Quelques jours après la publication de cette ordonnance, François Mercier, serrurier à Québec, porte plainte contre le boucher François Trépanier qu’il accuse de lui avoir volé une vache. Le boucher est un astucieux. Ayant eu connaissance que l’une des vaches de Mercier s’est égarée sur les terres de madame Jobert, s’est mêlée au troupeau et est entrée comme les autres dans l’étable, il se rend chez la dame et lui réclame « sa » vache.

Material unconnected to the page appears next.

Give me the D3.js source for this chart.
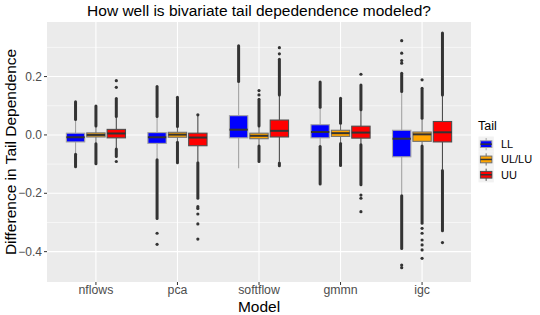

Madame Jobert lui demande de prouver que la vache qu’elle héberge malgré elle lui appartient vraiment. Le boucher déclare que la preuve en est au cou de l’animal où des marques ont été faites. Madame Joubert examine la vache et, n’y trouvant aucune marque, met en doute l’affirmation de Trépannier. « C’est, dit-il alors, que les poils auront repoussé… » L’explication est trop simple pour avoir été inventée. Madame Jobert, convaincue de la bonne foi de l’homme, lui livre la vache que Trépanier s’empresse de trannsformer en prêt-à-cuire.
François Mercier, pendant ce temps, cherche sa vache. Ne la trouvant nulle part, il finit, on ne sait comment, par aborder le sujet de son désarrois devant madame Jobert. Celle-ci lui raconte comment Trépanier s’est acquis de la viande à bon compte et l’affaire aboutit, le 15 novembre 1727, devant l’intendant. Mercier expose son cas. Il explique, de plus comment Trépanier est passé maître dans cette façon de s’approprier les animaux des autres.
« Ce qui l’a d’autant moins surpris qu’il connaît Trépanier pour être coutumier du fait et d’aller ainsi réclamer des animaux qui ne lui appartiennent point dans différents troupeaux, les appliquant à son utilité à la faveur de son commerce de boucherie, sous prétexte qu’il commence par tuer ces animaux, se flattant, en cas de réclamation, en être quitte pour dire qu’il pensait qu’ils fussent à lui, ce qui mérite punition pour l’abus qu’il fait de sa profession ».
Pour ce délit, François Trépanier fut condamné à rembourser à Mercier un montant équivalant à la valeur de la vache. Par ricochet, le geste de Trépanier devait rejaillir sur les autres escrocs potentiels.